For quite some time now, I have been toying with the idea of setting up a darkroom in my bathroom. Developing and printing gives you that extra latitude to control your exposures, be it from pushing/pulling in development or dodging and burning.  It also gives you an added economic benefit.  Not so long ago, I purchased a roll of Fuji Provia 400x at the tune of around $17 for the roll.  35mm Kodak Portra goes at almost $10.  And this does not include the cost of developing and scanning (around $9-$15, with the high end for E-6 and B+W).  As you can probably tell, it adds up quickly, and I really wanted to find a way to minimize these costs.

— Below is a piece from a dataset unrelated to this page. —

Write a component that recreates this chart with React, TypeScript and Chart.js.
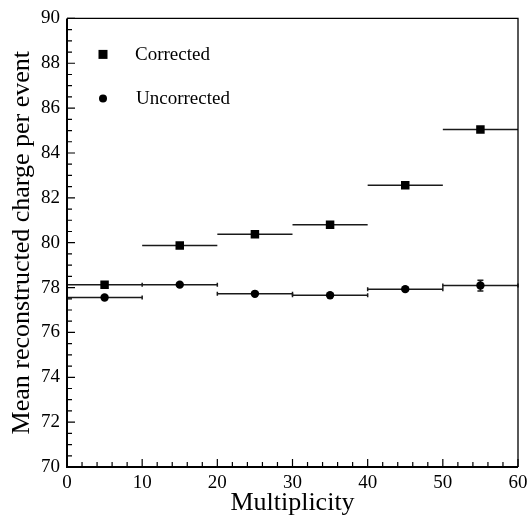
import React, { useEffect, useRef } from "react";
import { Chart, registerables } from "chart.js";

Chart.register(...registerables);

// ---- data ----
const multiplicity = [5, 15, 25, 35, 45, 55];
const binHalfWidth = [5, 5, 5, 5, 5, 5];
const corrected = [78.13, 79.87, 80.38, 80.8, 82.56, 85.05];
const correctedErr = [0.08, 0.08, 0.08, 0.08, 0.08, 0.1];
const uncorrected = [77.56, 78.13, 77.72, 77.66, 77.93, 78.09];
const uncorrectedErr = [0.06, 0.06, 0.06, 0.06, 0.08, 0.24];
const seriesLabels = ["Corrected", "Uncorrected"];
const xRange = [0, 60];
const yRange = [70, 90];
const xMajorStep = 10;
const xMinorStep = 2;
const yMajorStep = 2;
const yMinorStep = 0.5;

const FONT = "'Liberation Serif', 'Times New Roman', serif";

const errorBarPlugin = {
  id: "errorBars",
  beforeDatasetsDraw(chart: any) {
    const { ctx, scales } = chart;
    const x = scales.x;
    const y = scales.y;
    ctx.save();
    ctx.strokeStyle = "#1a1a1a";
    ctx.lineWidth = 1.5;
    chart.data.datasets.forEach((ds: any) => {
      ds.data.forEach((p: any) => {
        const px0 = x.getPixelForValue(p.x - p.xe);
        const px1 = x.getPixelForValue(p.x + p.xe);
        const py = y.getPixelForValue(p.y);
        const pyLo = y.getPixelForValue(p.y - p.ye);
        const pyHi = y.getPixelForValue(p.y + p.ye);
        const px = x.getPixelForValue(p.x);
        ctx.beginPath();
        ctx.moveTo(px0, py);
        ctx.lineTo(px1, py);
        ctx.moveTo(px, pyLo);
        ctx.lineTo(px, pyHi);
        ctx.moveTo(px - 3, pyLo);
        ctx.lineTo(px + 3, pyLo);
        ctx.moveTo(px - 3, pyHi);
        ctx.lineTo(px + 3, pyHi);
        if (ds.caps) {
          ctx.moveTo(px0, py - 2);
          ctx.lineTo(px0, py + 2);
          ctx.moveTo(px1, py - 2);
          ctx.lineTo(px1, py + 2);
        }
        ctx.stroke();
      });
    });
    ctx.restore();
  },
};

const frameLegendPlugin = {
  id: "frameLegend",
  afterDraw(chart: any) {
    const { ctx, chartArea, scales } = chart;
    const { left, right, top, bottom } = chartArea;
    const x = scales.x;
    const y = scales.y;
    ctx.save();
    ctx.strokeStyle = "#000";
    // frame
    ctx.lineWidth = 1.3;
    ctx.beginPath();
    ctx.moveTo(left, top);
    ctx.lineTo(right, top);
    ctx.lineTo(right, bottom);
    ctx.stroke();
    ctx.lineWidth = 2;
    ctx.beginPath();
    ctx.moveTo(left, top);
    ctx.lineTo(left, bottom);
    ctx.lineTo(right, bottom);
    ctx.stroke();
    // inward ticks
    ctx.lineWidth = 1.2;
    ctx.beginPath();
    const nY = Math.round((yRange[1] - yRange[0]) / yMinorStep);
    for (let i = 0; i <= nY; i++) {
      const v = yRange[0] + i * yMinorStep;
      const major = Math.abs(v / yMajorStep - Math.round(v / yMajorStep)) < 1e-6;
      const py = y.getPixelForValue(v);
      ctx.moveTo(left, py);
      ctx.lineTo(left + (major ? 8 : 5), py);
    }
    const nX = Math.round((xRange[1] - xRange[0]) / xMinorStep);
    for (let i = 0; i <= nX; i++) {
      const v = xRange[0] + i * xMinorStep;
      const major = Math.abs(v / xMajorStep - Math.round(v / xMajorStep)) < 1e-6;
      const px = x.getPixelForValue(v);
      ctx.moveTo(px, bottom);
      ctx.lineTo(px, bottom - (major ? 8 : 5));
    }
    ctx.stroke();
    // legend
    const lx = left + 36;
    const ly1 = top + 36;
    const ly2 = top + 80;
    ctx.fillStyle = "#000";
    ctx.fillRect(lx - 4.5, ly1 - 4.5, 9, 9);
    ctx.beginPath();
    ctx.arc(lx, ly2, 4, 0, Math.PI * 2);
    ctx.fill();
    ctx.font = `19px ${FONT}`;
    ctx.textBaseline = "middle";
    ctx.textAlign = "left";
    ctx.fillText(seriesLabels[0], lx + 32, ly1 + 1);
    ctx.fillText(seriesLabels[1], lx + 33, ly2 + 1);
    ctx.restore();
  },
};

export default function App() {
  const ref = useRef<HTMLCanvasElement | null>(null);
  useEffect(() => {
    if (!ref.current) return;
    const mk = (vals: number[], errs: number[]) =>
      multiplicity.map((m, i) => ({ x: m, y: vals[i], xe: binHalfWidth[i], ye: errs[i] }));
    const chart = new Chart(ref.current, {
      type: "scatter",
      data: {
        datasets: [
          {
            label: seriesLabels[0],
            data: mk(corrected, correctedErr),
            pointStyle: "rect",
            pointRadius: 6,
            backgroundColor: "#000",
            borderColor: "#000",
            borderWidth: 0,
          } as any,
          {
            label: seriesLabels[1],
            data: mk(uncorrected, uncorrectedErr),
            pointStyle: "circle",
            pointRadius: 4.2,
            backgroundColor: "#000",
            borderColor: "#000",
            borderWidth: 0,
            caps: true,
          } as any,
        ],
      },
      options: {
        animation: false,
        responsive: true,
        maintainAspectRatio: false,
        layout: { padding: { top: 17, right: 11, left: 0, bottom: 0 } },
        plugins: { legend: { display: false }, tooltip: { enabled: false } },
        scales: {
          x: {
            type: "linear",
            min: xRange[0],
            max: xRange[1],
            grid: { display: false, drawTicks: false },
            border: { display: false },
            ticks: {
              stepSize: xMajorStep,
              color: "#000",
              padding: 5,
              font: { family: FONT, size: 19 },
            },
            title: {
              display: true,
              text: "Multiplicity",
              color: "#000",
              font: { family: FONT, size: 26 },
              padding: { top: 0, bottom: 3 },
            },
            afterFit: (s: any) => {
              s.height = 55;
              s.paddingRight = 0;
              s.paddingLeft = 0;
            },
          },
          y: {
            type: "linear",
            min: yRange[0],
            max: yRange[1],
            grid: { display: false, drawTicks: false },
            border: { display: false },
            ticks: {
              stepSize: yMajorStep,
              color: "#000",
              padding: 7,
              font: { family: FONT, size: 19 },
            },
            title: {
              display: true,
              text: "Mean reconstructed charge per event",
              color: "#000",
              font: { family: FONT, size: 26 },
              padding: { top: 7, bottom: 0 },
            },
            afterFit: (s: any) => {
              s.width = 67;
            },
          },
        },
      } as any,
      plugins: [errorBarPlugin, frameLegendPlugin],
    });
    return () => chart.destroy();
  }, []);
  return (
    <div style={{ position: "absolute", left: 0, top: 0, width: 529, height: 522, background: "#fff" }}>
      <canvas ref={ref} />
    </div>
  );
}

Towards the end of December, I found someone selling random developing equipment for the large sum of $5 via Craigslist.  Of course I jumped on this awesome deal.  Included in this transaction was:

  • changing bag
  • 2 stainless steel developing tanks (4 reel and 1 reel)
  • 4 stainless steel reels (35mm)
  • Watson bulk film loader (loaded with Kodak Tri-X expiring in 1986) 
  • A dozen or so empty canisters
  • beakers, tongs, thermometer, lens cloth

Pretty sweet deal right? The very next day, I was perusing good ole CL again, and found someone else giving away an enlarger.  That's right.  For free!  I left work early and headed over to pick up a: 

  • Beseler 67c Enlarger
  • Zone VI cold light adapter
  • Schneider Componon-S 50mm enlarging lens
  • 35mm and 120 film carriers
  • timer and safelight
  • 8x10 trays (4) and a large wash tray; Kodak Auto Siphon for washing
  • More tongs, beakers, blower/brush

The enlarger was in pretty nice shape.  The only issue was that the baseboard was warped from being stored for so long.  This last weekend I headed over to the Rebuilding Center on N. Mississippi Ave.  It's this cool little non-profit that sells a plethora of de-constructed building materials at an awesome price.  Check them out www.rebuildingcenter.org.  For $2, I found the top of an elementary school desk (the kind whose top folds up) which was roughly the same size as the enlarger base. With a few pronged t-nuts,  I mounted the enlarger arm to an new base - Good as new!

So for $5, I now have a complete darkroom setup laying around my house.  Actually, it was closer to $10 with the new base and t-nuts.  In any case, I got a fantastic deal and was able to get a jumpstart on one of my 2014 resolutions - start developing and printing my own film.